The Government initially announced a review of the law relating to contractors in late 2019 with the objective of exploring “better protections for vulnerable contractors”, including whether they should have the same rights and obligations as employees.

Currently employees are afforded significantly greater protections than contractors. They are entitled to minimum employment rights under the Employment Relations Act 2000 and other legislation, ensuring that they are paid at least the minimum wage, receive holiday and leave entitlements, and can bring a personal grievance or dispute against their employer if their rights are not upheld, including if they are unjustifiably dismissed or disadvantaged.

Contractors, on the other hand, are effectively self-employed and are not covered by employment laws. They are not entitled to leave, they cannot bring personal grievances, and they must pay their own tax. The intention is that contractors should have a much greater degree of control over their work than employees and also the ability to manage their business arrangements as they see fit. However this is often not the case in practice.

MBIE undertook public consultation on the proposed reforms in early 2020 and a tripartite working group comprising of the Government, Business New Zealand and the New Zealand Council of Trade Unions produced a Report drawing on that feedback in 2021. The recommendations of the Report included revising the legislative definition of “employee”, creating a legal duty on hiring entities to step through a robust decision-making process when considering worker classification, and extending court determinations on employment status to cover other workers performing similar work for the same hiring entity.

However, it appears that these recommendations have now been shelved, despite the line between employees and contractors becoming increasingly blurred in recent years. In this regard there have been a number of cases over the past couple of years in which workers engaged as “contractors” have been found to be employees in reality.  This could be demonstrative of a pattern of businesses deliberately classifying workers as contractors rather than employees in an attempt to circumvent their employment obligations, or a lack of clarity as to where the line should be drawn.

In one notable recent case the Employment Court determined that four uber drivers were employees rather than contractors. This case has been cited by the Prime Minister as a reason to put the reforms on hold as Uber has announced its intention to appeal the decision. Presumably, the Government is waiting to see how the upper Courts approach this issue in the age of the gig economy before moving forward with any legislative reform.

In that case, Chief Judge Christina Inglis considered the “real nature of the relationship” rather than simply how it was described in the contract. She rejected Uber’s argument that it was a “facilitator” in the market, and instead found that Uber exerted a high level of control over its drivers, including managing how and when the work was carried out, setting fares with no driver input, not allowing any ongoing relationship between drivers and passengers, incentivising drivers to work at peak times, and only allowing certain drivers with a particular rating to see where a passenger requesting a ride wanted to go before accepting. These factors all pointed to the four drivers being employees of Uber.

Although the Chief Judge was careful to limit her findings to the four particular plaintiffs in this case, it is clear from the attention paid to the case by the Government that the ultimate outcome will likely have broader precedential impact.

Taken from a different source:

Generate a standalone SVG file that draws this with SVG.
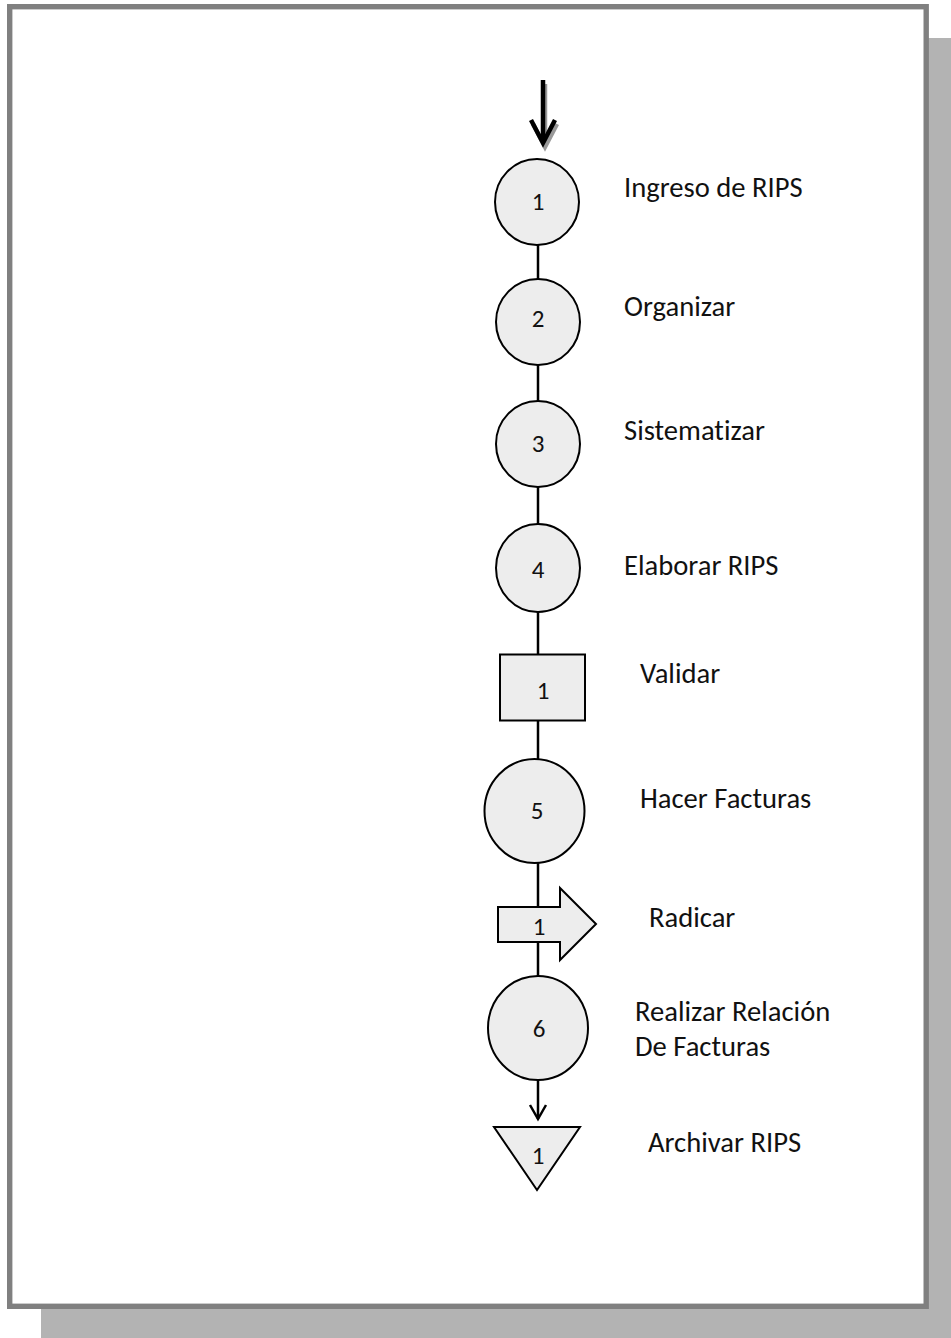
<svg xmlns="http://www.w3.org/2000/svg" width="951" height="1338" viewBox="0 0 951 1338">
<style>
.shape{fill:#ededed;stroke:#000;stroke-width:2}
.num{font-family:Carlito,Calibri,Lato,sans-serif;font-size:25px;fill:#111;text-anchor:middle}
.lbl{font-family:Carlito,Calibri,Lato,sans-serif;font-size:28.6px;fill:#111;font-variant-ligatures:none}
.conn{stroke:#000;stroke-width:2.5;fill:none}
</style>
<g id="frame">
<rect x="41" y="38" width="910" height="1300" fill="#b3b3b3"/>
<rect x="9.7" y="6.7" width="916.5" height="1299.6" fill="#fff" stroke="#808080" stroke-width="5.4"/>
</g>
<g id="connectors">
<path d="M544,81 L544,142" stroke="#999" stroke-width="4.5" fill="none" transform="translate(1,3)"/>
<path d="M532,121 L544,144 L556,121" stroke="#999" stroke-width="4.5" fill="none" transform="translate(1,3)"/>
<path d="M543,80 L543,141" stroke="#000" stroke-width="4.5" fill="none"/>
<path d="M531,120 L543,143 L555,120" stroke="#000" stroke-width="4.5" fill="none" stroke-linejoin="miter"/>
<line class="conn" x1="538" y1="244" x2="538" y2="280"/>
<line class="conn" x1="538" y1="365" x2="538" y2="402"/>
<line class="conn" x1="538" y1="486" x2="538" y2="525"/>
<line class="conn" x1="538" y1="611" x2="538" y2="655"/>
<line class="conn" x1="538" y1="720" x2="538" y2="760"/>
<line class="conn" x1="538" y1="862" x2="538" y2="942"/>
<line class="conn" x1="538" y1="941" x2="538" y2="977"/>
<line class="conn" x1="538" y1="1079" x2="538" y2="1119"/>
<path d="M530,1105 L538,1119 L546,1105" stroke="#000" stroke-width="2.5" fill="none"/>
</g>
<g id="n1"><ellipse class="shape" cx="537" cy="202" rx="42" ry="43"/><text class="num" x="538" y="210">1</text><text class="lbl" x="624" y="197">Ingreso de RIPS</text></g>
<g id="n2"><ellipse class="shape" cx="538" cy="322" rx="42" ry="43"/><text class="num" x="538" y="327">2</text><text class="lbl" x="624" y="316">Organizar</text></g>
<g id="n3"><ellipse class="shape" cx="538" cy="444" rx="42" ry="43"/><text class="num" x="538" y="452">3</text><text class="lbl" x="624" y="440">Sistematizar</text></g>
<g id="n4"><ellipse class="shape" cx="538" cy="568" rx="42" ry="44"/><text class="num" x="538" y="578">4</text><text class="lbl" x="624" y="575">Elaborar RIPS</text></g>
<g id="i1"><rect class="shape" x="500" y="654.5" width="85" height="66"/><text class="num" x="543" y="699">1</text><text class="lbl" x="640" y="683">Validar</text></g>
<g id="n5"><ellipse class="shape" cx="534.5" cy="811" rx="50" ry="52"/><text class="num" x="537" y="819">5</text><text class="lbl" x="640" y="808">Hacer Facturas</text></g>
<g id="t1"><path class="shape" d="M498,907 L560,907 L560,888 L596,924 L560,960 L560,942 L498,942 Z"/><text class="num" x="539" y="935">1</text><text class="lbl" x="649" y="927">Radicar</text></g>
<g id="n6"><ellipse class="shape" cx="538" cy="1028" rx="50" ry="52"/><text class="num" x="539" y="1037">6</text><text class="lbl" x="635" y="1021">Realizar Relación</text><text class="lbl" x="635" y="1056">De Facturas</text></g>
<g id="a1"><path class="shape" d="M494,1127 L580,1127 L537,1190 Z"/><text class="num" x="538" y="1164">1</text><text class="lbl" x="648" y="1152">Archivar RIPS</text></g>
</svg>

A few months prior to the Uber case, the Employment Court issued another significant decision relating to three ex-Gloriavale members who were also found to be employees and not volunteers, as the community claimed.

Similarly, in 2020, the Employment Court determined that the real nature of the relationship between a courier driver and the company was one of employment.

In each of these cases the Court found that labels were not determinative of the true nature relationship and that it was necessary to look beyond this.  Whilst this is entirely appropriate from a legal perspective, it creates uncertainty and also suggests that there are likely to be many other “contractors” in the same position.

The Government’s decision to put the reform of the law in this area is therefore disappointing because the legal position will remain unclear for many people and wrongly classified contractors will continue to be denied employment rights and protections.